Trusting Nicole (The Last Hangman MC #4)(67)
“Not even sorry.” He kisses my head.
“We’ll have to wait and see how things go. Nobody can predict those things, that’s what makes life interesting. We have the rest of our lives to see what we want to do. We don’t have to rush into anything you don’t want to.”
“Are you for real?” He looks at me in disbelief.
“Yeah, why?”
“I thought you’d have my ass for not being able to commit or something.”
“Oh, that’s what you meant.” I sigh, not expecting that.
“Knew I’d f*ck up,” he mutters under his breath.
“What is it that you want out of us?”
“I want to be with you and earlier, I-I don’t know what I want right now. All of this is f*cking confusing to me and it’s killing me. When I came here all I wanted to do was to ask you to move in with me. Right now I’m f*cking confused and the more I think about it, the more I want it to happen and the more it scares me that you’re going to realize I’m not worth it.”
“You know what? When you make up your stubborn mind, you know where to find me.” I get up and walk inside, slamming the patio door closed.

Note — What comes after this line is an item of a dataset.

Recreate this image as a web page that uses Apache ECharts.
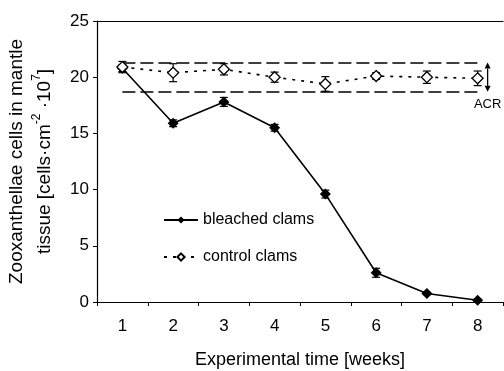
<!DOCTYPE html>
<html>
<head>
<meta charset="utf-8">
<script src="https://cdn.jsdelivr.net/npm/echarts@6/dist/echarts.min.js"></script>
<style>
  html, body { margin: 0; padding: 0; background: #fff; }
  #chart { width: 504px; height: 371px; }
</style>
</head>
<body>
<div id="chart"></div>
<script>
const weeks = ['1', '2', '3', '4', '5', '6', '7', '8']
const bleached = [20.8, 15.9, 17.8, 15.5, 9.6, 2.6, 0.75, 0.15]
const bleachedErr = [0.3, 0.3, 0.4, 0.3, 0.35, 0.4, 0.1, 0.1]
const control = [20.9, 20.4, 20.7, 20.0, 19.4, 20.1, 20.0, 19.9]
const controlErr = [0.5, 0.8, 0.5, 0.45, 0.65, 0.3, 0.55, 0.65]
const acrRange = [18.7, 21.3]
const yTicks = [0, 5, 10, 15, 20, 25]

const FONT = 'Liberation Sans, Arial, sans-serif'

function errorBars(values, errs) {
    return {
        type: 'custom',
        silent: true,
        z: 3,
        data: values.map((v, i) => [i, v - errs[i], v + errs[i]]),
        renderItem(params, api) {
            const lo = api.coord([api.value(0), api.value(1)])
            const hi = api.coord([api.value(0), api.value(2)])
            const w = 4
            const st = { stroke: '#000', lineWidth: 1.2 }
            return {
                type: 'group',
                children: [
                    { type: 'line', shape: { x1: lo[0], y1: lo[1], x2: hi[0], y2: hi[1] }, style: st },
                    { type: 'line', shape: { x1: lo[0] - w, y1: lo[1], x2: lo[0] + w, y2: lo[1] }, style: st },
                    { type: 'line', shape: { x1: hi[0] - w, y1: hi[1], x2: hi[0] + w, y2: hi[1] }, style: st }
                ]
            }
        }
    }
}

const chart = echarts.init(document.getElementById('chart'))
chart.setOption({
    animation: false,
    textStyle: { fontFamily: FONT, color: '#000' },
    grid: { left: 97, right: 1, top: 21, bottom: 69, outerBoundsMode: 'none', containLabel: false },
    legend: {
        orient: 'vertical',
        left: 158,
        top: 207,
        itemWidth: 34,
        itemHeight: 9,
        itemGap: 21,
        textStyle: { fontSize: 16, fontFamily: FONT, color: '#000' },
        data: [
            { name: 'bleached clams' },
            { name: 'control clams' }
        ]
    },
    xAxis: [{
        type: 'category',
        data: weeks,
        boundaryGap: true,
        name: 'Experimental time [weeks]',
        nameLocation: 'middle',
        nameGap: 49,
        nameTextStyle: { fontSize: 18, fontFamily: FONT, color: '#000' },
        axisLine: { lineStyle: { color: '#000', width: 1.2 } },
        axisTick: { show: true, length: 4, lineStyle: { color: '#000' } },
        axisLabel: { fontSize: 17, margin: 16, color: '#000', fontFamily: FONT }
    }, {
        type: 'category',
        data: weeks,
        position: 'top',
        axisLine: { lineStyle: { color: '#000', width: 1.2 } },
        axisTick: { show: false },
        axisLabel: { show: false }
    }],
    yAxis: {
        type: 'value',
        min: yTicks[0],
        max: yTicks[yTicks.length - 1],
        interval: 5,
        name: '{a|Zooxanthellae cells in mantle}\n{a|tissue [cells·cm}{s|-2}{a| ·10}{s|7}{a|]}',
        nameLocation: 'middle',
        nameRotate: 90,
        nameGap: 38,
        nameTextStyle: {
            rich: {
                a: { fontSize: 19, fontFamily: FONT, color: '#000', lineHeight: 28 },
                s: { fontSize: 12, fontFamily: FONT, color: '#000', lineHeight: 28, verticalAlign: 'top' }
            }
        },
        axisLine: { show: true, lineStyle: { color: '#000', width: 1.2 } },
        axisTick: { show: true, length: 4, lineStyle: { color: '#000' } },
        splitLine: { show: false },
        axisLabel: { fontSize: 17, margin: 8, color: '#000', fontFamily: FONT }
    },
    series: [
        {
            name: 'bleached clams',
            type: 'line',
            data: bleached,
            symbol: 'diamond',
            symbolSize: 11,
            z: 4,
            itemStyle: { color: '#000' },
            lineStyle: { color: '#000', width: 1.6 }
        },
        {
            name: 'control clams',
            type: 'line',
            data: control,
            symbol: 'diamond',
            symbolSize: 11,
            z: 5,
            itemStyle: { color: '#fff', borderColor: '#000', borderWidth: 1.3 },
            lineStyle: { color: '#000', width: 1.6, type: [3, 6] },
            markLine: {
                silent: true,
                symbol: 'none',
                label: { show: false },
                lineStyle: { color: '#000', width: 1.6, type: [13, 5] },
                data: acrRange.map(v => [{ coord: [0, v] }, { coord: [7, v] }])
            }
        },
        errorBars(bleached, bleachedErr),
        errorBars(control, controlErr),
        {
            type: 'custom',
            silent: true,
            data: [[7, acrRange[0], acrRange[1]]],
            renderItem(params, api) {
                const lo = api.coord([api.value(0), api.value(1)])
                const hi = api.coord([api.value(0), api.value(2)])
                const x = lo[0] + 10
                const h = 6
                return {
                    type: 'group',
                    children: [
                        { type: 'line', shape: { x1: x, y1: lo[1] - h, x2: x, y2: hi[1] + h }, style: { stroke: '#000', lineWidth: 1.3 } },
                        { type: 'polygon', shape: { points: [[x - 3, hi[1] + h], [x + 3, hi[1] + h], [x, hi[1]]] }, style: { fill: '#000' } },
                        { type: 'polygon', shape: { points: [[x - 3, lo[1] - h], [x + 3, lo[1] - h], [x, lo[1]]] }, style: { fill: '#000' } },
                        { type: 'text', x: x, y: lo[1] + 13, style: { text: 'ACR', fontSize: 13, fontFamily: FONT, fill: '#000', align: 'center', verticalAlign: 'middle' } }
                    ]
                }
            }
        }
    ]
})
</script>
</body>
</html>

I love him but he’s f*cking infuriating. I understand his fear of commitment with all he’s been through but he knows me, he knows I’d always be by his side. Even with all the f*cked up things he’s done. In the back of his mind he’ll always think that he’s a killer, that it’s his true nature. It was just his way of surviving in a hostile environment, survival of the fittest I guess. I’ll have to constantly remind him how much I love him and how his past doesn’t change the way I feel about him.
I’ll just have to be f*cking patient again.
CHAPTER 30
Jason
I knew I would f*ck up.
I knew it and I let it happen again. I don’t know why I keep sabotaging myself, one day she’s not going to take me back and it’s going to kill me.
I walk back to my car and get in. I want to go after her, but I’ll just make things worse. I’m not like her friends. I’m not strong and hot headed like they are or even like she is. I groan in frustration and drive to the compound, well, the ‘under construction’ compound, hoping to get some advice.
The drive isn’t long, but long enough for me to lose myself in thoughts of Nicole and I happy together. When I’m away from her she’s all I think about but when I’m around her, I turn into this scared little boy who’s afraid to commit or that she will be taken from me. Am I just making that shit up in my head to sabotage myself or am I just struggling to accept that I’m someone normal and not the monster I think I am?
I park in front of the bar and leave my f*cked up thoughts behind. I walk to the guys and see they have actually made a lot of progress. They’ve cleared the debris and managed to get the foundations and two walls back up already, the garage is all fixed and so is the playground for the kids. I hear someone call my name and I turn around, looking for the owner of the voice. I see Gabe waving at me from Viv’s bar. I make my way over and he pats my back when I reach him.
“Welcome back, Brother. Good to see you’re still alive.” He chuckles.
“It’s good to be back.” I pat his back in return and make my way inside. I’m greeted by everyone inside and I’m led to a table in the back, which I’m guessing is the new temporary chapel.
“Good to see you in one piece,” Ant chuckles and motions for me to sit down.
“Yeah, just missing one bit.” I chuckle, holding my hand up.
“Hadn’t even noticed. That’s f*cked up,” Ray says.
“I’ll live.” I shrug.
“How are things with the cops and the Russians?” Ant asks, not wasting any time.
“I’m free from the Russians and the cops haven’t been around actually. I don’t know what’s going on, but I haven’t seen them even after being in the hospital for all of this.” I point at my face.
“Free from the Russians?” He asks looking at me intently.
“Yeah, Nikolai gave me the choice to be free or keep working for them.”
“And you picked being free? You’re a fool. You were protected with them.” Ric says.
“I’m still protected and can go back if I want to, but I’m done with that part of my life. I didn’t recognize the man I became and I’m struggling wi-let’s just say it’s hard to make peace with yourself when the only side of yourself you know is the one who tortured and killed people for twenty years.”
“So you’re done with that?” Ant asks me, looking at me oddly.
I sigh. “I’m done being their little bitch, doing their dirty work. If I have to kill someone, I’ll do it. I just don’t want to live that lifestyle anymore. I’ve ruined so many families. Some people weren’t totally innocent, but not worth killing when you just owe money to someone.”
“You have regrets,” Ray says matter of factly.
“A couple. As I said, some people didn’t need to die for what they were accused of. Some people deserved it and some people didn’t get punished enough for what they did.”
“You still have a heart.” Ray smiles. “That’s good.”